In the last ten years it has become clear that the internet can be used as a corpus, and as a source of texts to build a corpus from. The search engines can be viewed as concordancers, finding examples of search terms in ‘the corpus’ (e.g., the web) and showing them, with a little context, to the user. A tool called BootCaT (Baroni and Bernardini 2004) makes it easy to build ‘instant domain corpora’ from the web. Some large corpora have been developed from the web (e.g., UKWaC, see Ferraresi et al 2008). Summaries and discussions of work in this area and the pros and cons of different strategies are presented in Kilgarriff and Grefenstette (2003) and Kilgarriff (2007).

2.2 History of Corpora in ELT

As noted above, corpora have had a role in ELT for many years, in the selection of vocabulary to be taught. Since COBUILD, the role has moved to the foreground, from a theoretical as well as a practical point of view. John Sinclair, Professor at Birmingham University and leader of the COBUILD project, argued extensively that descriptions of the language which are not based on corpora are often wrong and that we shall only get a good picture of how a language works if we look at what we find in a corpus. His introductions to corpus use, Corpus, Concordance, Collocation (1997) and Reading Concordances (2003) give many thought-provoking examples. Sinclair’s approach has inspired many people in the language-teaching world.

In parallel developments within the communicative approach to language teaching, authors including Michael Lewis (1993), Michael McCarthy (1990) and Paul Nation (1991) have made the case for the central role of vocabulary. This fits well with a corpus-based approach: whereas grammar can be taught ‘top down’, as a system of rules, vocabulary is better learnt ‘bottom up’ from lots of examples and repetition, as found in a corpus. Corpora (and word frequency lists derived from them) also provide a systematic way of deciding what vocabulary to teach.

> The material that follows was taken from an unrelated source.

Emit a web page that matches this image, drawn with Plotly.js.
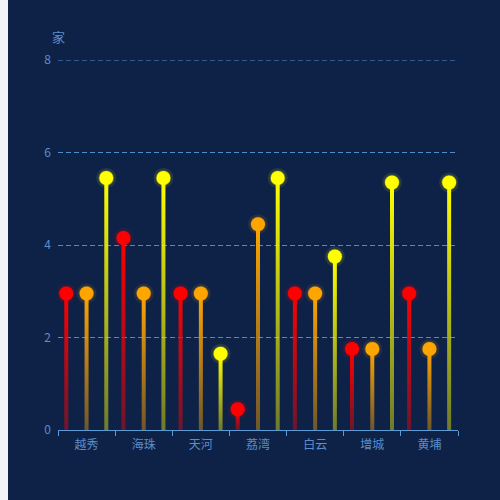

In the years since COBUILD, all ELT dictionaries have come to be corpus-based. As they have vast global markets and can make large sums of money for their publishers, competition has been fierce. There has been a drive for better corpora, better tools, and a fuller understanding of how to use them. Textbook authors have also taken on lessons from corpora, and many textbook series are now ‘corpus-based’ or ‘corpus-informed’.

2.2.1 Learner Corpora

A corpus of language written or spoken by learners of English is an interesting object of study. It allows us to quantify the different kinds of mistakes that learners make and can teach us how a learner’s model of the target language develops as they progress. It will let us explore how the English of learners with different mother tongues varies, and the kinds of interventions that will help learners. Several corpora of this kind have been developed.